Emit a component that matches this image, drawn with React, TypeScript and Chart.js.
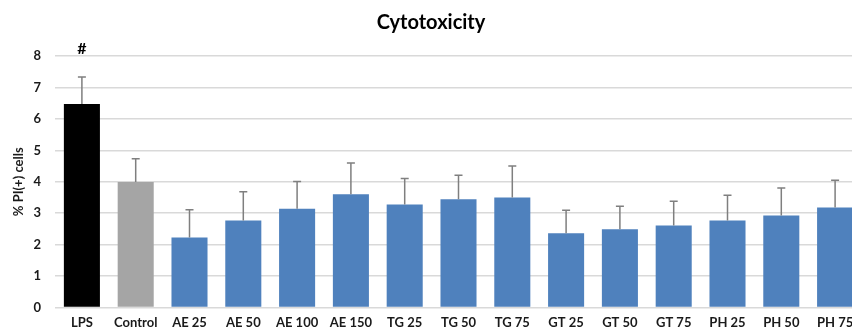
import React, { useEffect, useRef } from "react";
import { Chart, registerables } from "chart.js";

Chart.register(...registerables);

const categories = ["LPS", "Control", "AE 25", "AE 50", "AE 100", "AE 150", "TG 25", "TG 50", "TG 75", "GT 25", "GT 50", "GT 75", "PH 25", "PH 50", "PH 75"];
const values = [6.47, 3.99, 2.23, 2.77, 3.14, 3.6, 3.28, 3.44, 3.5, 2.36, 2.49, 2.61, 2.77, 2.93, 3.18];
const errors = [0.86, 0.74, 0.88, 0.91, 0.87, 1.0, 0.82, 0.77, 1.0, 0.73, 0.73, 0.77, 0.8, 0.87, 0.87];
const colors = ["#000000", "#a5a5a5", "#4f81bd", "#4f81bd", "#4f81bd", "#4f81bd", "#4f81bd", "#4f81bd", "#4f81bd", "#4f81bd", "#4f81bd", "#4f81bd", "#4f81bd", "#4f81bd", "#4f81bd"];
const marks = ["#", "", "", "", "", "", "", "", "", "", "", "", "", "", ""];
const yTicks = [0, 1, 2, 3, 4, 5, 6, 7, 8];

const FONT = "Lato, 'Open Sans', sans-serif";

const errorBarPlugin = {
  id: "errorBars",
  afterDatasetsDraw(chart: any) {
    const ctx = chart.ctx;
    const meta = chart.getDatasetMeta(0);
    const y = chart.scales.y;
    ctx.save();
    ctx.strokeStyle = "#7f7f7f";
    ctx.lineWidth = 1.5;
    meta.data.forEach((bar: any, i: number) => {
      const x = bar.x;
      const yb = y.getPixelForValue(values[i]);
      const yt = y.getPixelForValue(values[i] + errors[i]);
      ctx.beginPath();
      ctx.moveTo(x, yb);
      ctx.lineTo(x, yt);
      ctx.moveTo(x - 4, yt);
      ctx.lineTo(x + 4, yt);
      ctx.stroke();
      if (marks[i]) {
        ctx.fillStyle = "#000000";
        ctx.font = `bold 16px ${FONT}`;
        ctx.textAlign = "center";
        ctx.textBaseline = "middle";
        ctx.fillText(marks[i], x, yt - 28);
      }
    });
    ctx.restore();
  },
};

export default function App() {
  const ref = useRef<HTMLCanvasElement>(null);
  useEffect(() => {
    if (!ref.current) return;
    const chart = new Chart(ref.current, {
      type: "bar",
      data: {
        labels: categories,
        datasets: [
          {
            data: values,
            backgroundColor: colors,
            borderWidth: 0,
            categoryPercentage: 1,
            barPercentage: 0.67,
          },
        ],
      },
      options: {
        responsive: false,
        animation: false,
        devicePixelRatio: 1,
        layout: { padding: { left: 0, right: 8, top: 0, bottom: 0 } },
        plugins: {
          legend: { display: false },
          tooltip: { enabled: false },
          title: {
            display: true,
            text: "Cytotoxicity",
            color: "#000000",
            font: { family: FONT, size: 20, weight: "bold" },
            padding: { top: 11, bottom: 21 },
          },
        },
        scales: {
          x: {
            grid: { display: false, drawTicks: false },
            border: { display: false },
            ticks: {
              color: "#1a1a1a",
              font: { family: FONT, size: 13, weight: "bold" },
              padding: 8,
              maxRotation: 0,
              autoSkip: false,
            },
            afterFit(scale: any) {
              scale.height = 24.5;
            },
          },
          y: {
            min: 0,
            max: 8,
            afterBuildTicks(scale: any) {
              scale.ticks = yTicks.map((v) => ({ value: v }));
            },
            grid: { color: "#d9d9d9", lineWidth: 1.5, drawTicks: false },
            border: { display: false },
            ticks: {
              color: "#1a1a1a",
              font: { family: FONT, size: 13, weight: "bold" },
              padding: 14,
            },
            title: {
              display: true,
              text: "% PI(+) cells",
              color: "#1a1a1a",
              font: { family: FONT, size: 13, weight: "bold" },
              padding: { top: 11, bottom: 0 },
            },
            afterFit(scale: any) {
              scale.width = 55;
            },
          },
        },
      },
      plugins: [errorBarPlugin],
    });
    return () => chart.destroy();
  }, []);
  return (
    <div style={{ position: "fixed", left: 0, top: 0, width: 852, height: 332, overflow: "hidden", background: "#ffffff" }}>
      <canvas ref={ref} width={870} height={332} style={{ display: "block" }} />
    </div>
  );
}
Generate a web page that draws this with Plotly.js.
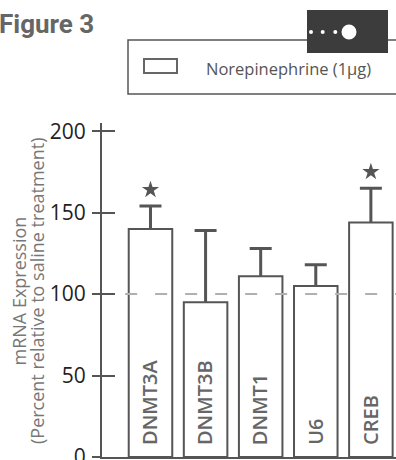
<!DOCTYPE html>
<html>
<head>
<meta charset="utf-8">
<script src="https://cdn.plot.ly/plotly-3.0.1.min.js"></script>
<style>html,body{margin:0;padding:0;background:#fff;}#chart{width:396px;height:460px;}</style>
</head>
<body>
<div id="chart"></div>
<script>
// ---- data ----
const genes = ["DNMT3A", "DNMT3B", "DNMT1", "U6", "CREB"];
const expression = [140, 95, 111, 105, 144];
const sem = [14, 44, 17, 13, 21];
const significant = [true, false, false, false, true];
const yTicks = [0, 50, 100, 150, 200];
const baselineValue = 100;
const seriesName = "Norepinephrine (1µg)";
const yTitleLines = ["mRNA Expression", "(Percent relative to saline treatment)"];
const figureLabel = "Figure 3";

// ---- layout geometry ----
const W = 396, H = 460;
const ML = 102, MR = 0, MT = 123, MB = 3;
const PW = W - ML - MR, PH = H - MT - MB;
const px = v => (v - ML) / PW;          // pixel x -> paper
const py = v => (H - MB - v) / PH;      // pixel y -> paper
const xRange = [-0.88, 4.456];
const yRange = [0, 205];
const dark = "#555555";

// star positions: above error bar tops
const starY = expression.map((v, i) => significant[i] ? v + sem[i] + 10 : null);

const traces = [
  { // error bars (drawn under the white bars)
    type: "scatter", mode: "markers", x: genes, y: expression,
    xaxis: "x", yaxis: "y",
    marker: { opacity: 0, size: 1 },
    error_y: { type: "data", array: sem, symmetric: true, color: dark, thickness: 3, width: 11 },
    hoverinfo: "skip", showlegend: false
  },
  {
    type: "bar", x: genes, y: expression, name: seriesName,
    xaxis: "x2", yaxis: "y2", width: 0.79,
    marker: { color: "#ffffff", line: { color: dark, width: 2 } },
    showlegend: false
  },
  {
    type: "scatter", mode: "markers", x: genes, y: starY,
    xaxis: "x2", yaxis: "y2",
    marker: { symbol: "star", size: 13, color: dark },
    showlegend: false, hoverinfo: "skip"
  }
];

const annotations = genes.map(g => ({
  x: g, y: 0, xref: "x", yref: "y", text: g, showarrow: false,
  textangle: -90, xanchor: "center", yanchor: "bottom", yshift: 10, xshift: -1,
  font: { family: "Open Sans", size: 20, color: "#666666", weight: 600 }
}));
const titleX = [18.5, 37];
yTitleLines.forEach((t, i) => annotations.push({
  x: px(titleX[i]), y: py(291), xref: "paper", yref: "paper",
  text: t, showarrow: false, textangle: -90,
  xanchor: "center", yanchor: "middle",
  font: { family: "Open Sans", size: 18, color: "#777777" }
}));
annotations.push({
  x: px(204), y: py(68), xref: "paper", yref: "paper", text: seriesName,
  showarrow: false, xanchor: "left", yanchor: "middle",
  font: { family: "Open Sans", size: 16.5, color: "#555555" }
});
annotations.push({
  x: px(96), y: py(24), xref: "paper", yref: "paper", text: figureLabel,
  showarrow: false, xanchor: "right", yanchor: "middle",
  font: { family: "Roboto", size: 26, color: "#666666", weight: 700 }
});

const shapes = [
  { type: "line", xref: "x", yref: "y", x0: -0.46, x1: xRange[1] + 0.5, y0: baselineValue, y1: baselineValue,
    line: { color: "#b0b0b0", width: 2, dash: "12px,18px" }, layer: "above" },
  // legend box
  { type: "rect", xref: "paper", yref: "paper", x0: px(128), x1: px(420), y0: py(94), y1: py(40),
    line: { color: "#555555", width: 1.5 }, fillcolor: "rgba(0,0,0,0)" },
  { type: "rect", xref: "paper", yref: "paper", x0: px(144), x1: px(177), y0: py(73), y1: py(59),
    line: { color: "#666666", width: 2 }, fillcolor: "#ffffff" },
  // dark badge
  { type: "rect", xref: "paper", yref: "paper", x0: px(307), x1: px(388), y0: py(53), y1: py(10),
    line: { width: 0 }, fillcolor: "#3c3c3c" }
];
[[311, 2], [322.7, 2], [335.3, 2], [349, 7.5]].forEach(([cx, r]) => {
  shapes.push({ type: "circle", xref: "paper", yref: "paper",
    x0: px(cx - r), x1: px(cx + r), y0: py(32 + r), y1: py(32 - r),
    line: { width: 0 }, fillcolor: "#ffffff" });
});

const layout = {
  width: W, height: H,
  margin: { l: ML, r: MR, t: MT, b: MB, pad: 0 },
  paper_bgcolor: "#ffffff", plot_bgcolor: "rgba(0,0,0,0)",
  showlegend: false,
  font: { family: "Open Sans" },
  xaxis: { range: xRange, type: "category", showline: true, linecolor: dark, linewidth: 2,
    ticks: "", showticklabels: false, showgrid: false, zeroline: false, fixedrange: true },
  yaxis: { range: yRange, tickvals: yTicks, ticks: "outside", ticklen: 8, tickwidth: 2, tickcolor: dark,
    showline: true, linecolor: dark, linewidth: 2, showgrid: false, zeroline: false,
    ticklabeloverflow: "allow",
    tickfont: { family: "Open Sans", size: 21, color: "#222222" }, ticklabelstandoff: 2 },
  xaxis2: { range: xRange, type: "category", overlaying: "x", visible: false },
  yaxis2: { range: yRange, tickvals: yTicks, overlaying: "y", ticks: "inside", ticklen: 13, tickwidth: 2,
    tickcolor: dark, showline: false, showticklabels: false, showgrid: false, zeroline: false },
  annotations: annotations,
  shapes: shapes
};

Plotly.newPlot("chart", traces, layout, { staticPlot: true, displayModeBar: false });
</script>
</body>
</html>
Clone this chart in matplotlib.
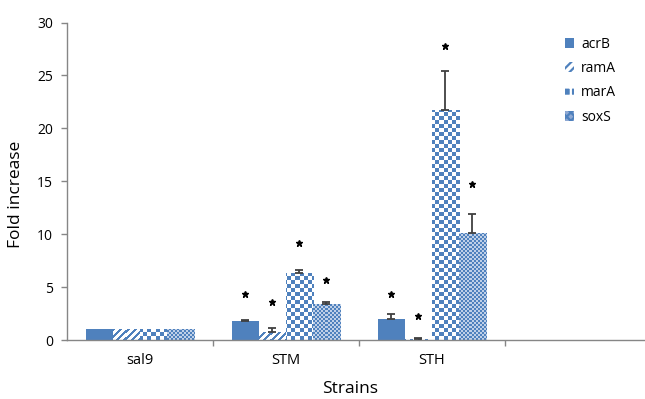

* * *

→ What you are asked to do
Begin with the line that contains "Generate a web" and end with the line that contains "const starY = expression.map((v, i)"; write out both and all lines between exactly, but no pictures.

→ Output below
Generate a web page that draws this with Plotly.js.
<!DOCTYPE html>
<html>
<head>
<meta charset="utf-8">
<script src="https://cdn.plot.ly/plotly-3.0.1.min.js"></script>
<style>html,body{margin:0;padding:0;background:#fff;}#chart{width:396px;height:460px;}</style>
</head>
<body>
<div id="chart"></div>
<script>
// ---- data ----
const genes = ["DNMT3A", "DNMT3B", "DNMT1", "U6", "CREB"];
const expression = [140, 95, 111, 105, 144];
const sem = [14, 44, 17, 13, 21];
const significant = [true, false, false, false, true];
const yTicks = [0, 50, 100, 150, 200];
const baselineValue = 100;
const seriesName = "Norepinephrine (1µg)";
const yTitleLines = ["mRNA Expression", "(Percent relative to saline treatment)"];
const figureLabel = "Figure 3";

// ---- layout geometry ----
const W = 396, H = 460;
const ML = 102, MR = 0, MT = 123, MB = 3;
const PW = W - ML - MR, PH = H - MT - MB;
const px = v => (v - ML) / PW;          // pixel x -> paper
const py = v => (H - MB - v) / PH;      // pixel y -> paper
const xRange = [-0.88, 4.456];
const yRange = [0, 205];
const dark = "#555555";

// star positions: above error bar tops
const starY = expression.map((v, i) => significant[i] ? v + sem[i] + 10 : null);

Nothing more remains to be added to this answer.